The centre of the My Vital Metrics arsenal is the DEXA. The gold Standard in Body Composition Analysis

Find out more about the DEXA Scan below.


What is DEXA?

The DEXA scan is the gold standard of body composition measurements. It allows you to see exactly how much fat and how much muscle you have. It will tell you where that muscle and fact is, point to associated risks or hormonal issues, or identify muscular imbalances.
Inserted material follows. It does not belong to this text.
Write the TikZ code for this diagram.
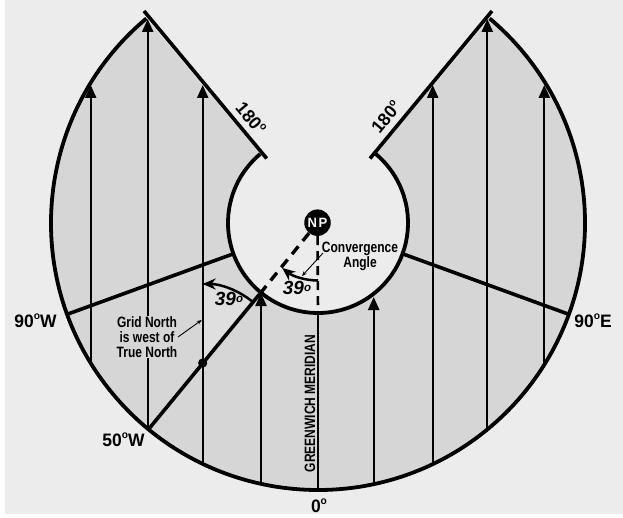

For a more detailed look at what DEXA is, and how it can assist you with your health and fitness programme, take a look at this video, produced by Hologic, the manufacturer of the DEXA machines we use.

How does it  work?

The scanner passes a small amount of two different X-ray beams through the body. The rays are absorbed or pass through the body in known quantities. Different amount of the first beam will be absobed by fat and by muscle, and the second beam will be absorbed by the skeleton. By measuring the amount of each beam which makes it through to the sensor on the other side, we are able to tell how much fat and muscle and bone there is in that part of the body.

X-rays? Is it Safe? 

The amount of radiation you are exposed to in a DEXA is tiny. It is roughly equivalent to about a day’s worth of background radiation from just living, or about the safe as the additional radiation you get from taking a flight from London to Paris. Our DEXA machines are regularly checked and calibrated to ensure that this remains the case. There is absolutely nothing to fear from taking a DEXA scan. We also limit the number of  scans a  person can  take in a year to 6, with individual scans being  taken no less than 6 weeks apart.


What’s the procedure?

You will be asked to undress to underwear and remove all jewellery/watches. A hospital gown can be provided if needed. Bras with underwires will also need to be removed. The Dexa technician will position you lying face-up on the bed, ensuring that you are evenly spaced. They will also lightly secure your feet to each other so your legs can’t swing. When the scan is operating the receiver arm will pass over your body in three sweeps, and will gradually build up a picture of you. It is important that you are very still while the scan is happening to ensure the best quality image. Once the scan is over the technician will tell you it’s ok to get up, and dress once again. You’ll be on the table for approximately 4 minutes.

What do you get?

After the scan, the technician will print off a multi-page report, and will walk you through some of the key points. Your trainer can advise you on how best to take advantage of the information given to work into your training and nutrition plan.

What about alternatives? 

DEXA is the Gold Standard in body composition analysis. No other method comes close for its consistency, ease of application and specificity. DEXA is also the only measurement which will give you accurate fat mass, fat-free mass and bone mass, not just overall, but in each part of the body. This means that it can double as a measure of how recovery from injury is going, or detect imbalances between the left and right side. It is also the only measurement which can give an indication of visceral fat – this is the fat which sits around the organs. This type of fat is appearing regularly in recent research as being an indicator for a range of health conditions. 

Below is an analysis of some of the other methods out there.


This is the most commonly used measure in the medical profession. It’s a simple height and weight calculation. In anybody who has never seen the inside of a gym this might be ok. But once you’ve ever lifted up something heavy, it will cease to be relevant.

BIA / Bioimpedance

This method, most commonly found on gym floors or even in people’s bathroom scales, passes a small current through your body. It is predicated on the idea that muscle and fat will concur that electrical current at different rates. Among the problems found is levels of hydration and numerous other factors also influence this. The machines have consistently failed to produce reliable or meaningful composition results. They are not used in any research on body composition.


Skinfolds, as a measure of fat aren’t terrible. They have been shown to be reasonably accurate when in the hands of a trainer who has performed literally thousands of skin folds and can accurately find the right sites. But skin folds suffer from models once again. What if you’re a person who disproportionately puts fat on in one of the sites not measured? It throws the whole model out.
Further, skin folds can never tell you about imbalances, nor about site-specific muscle gain/loss.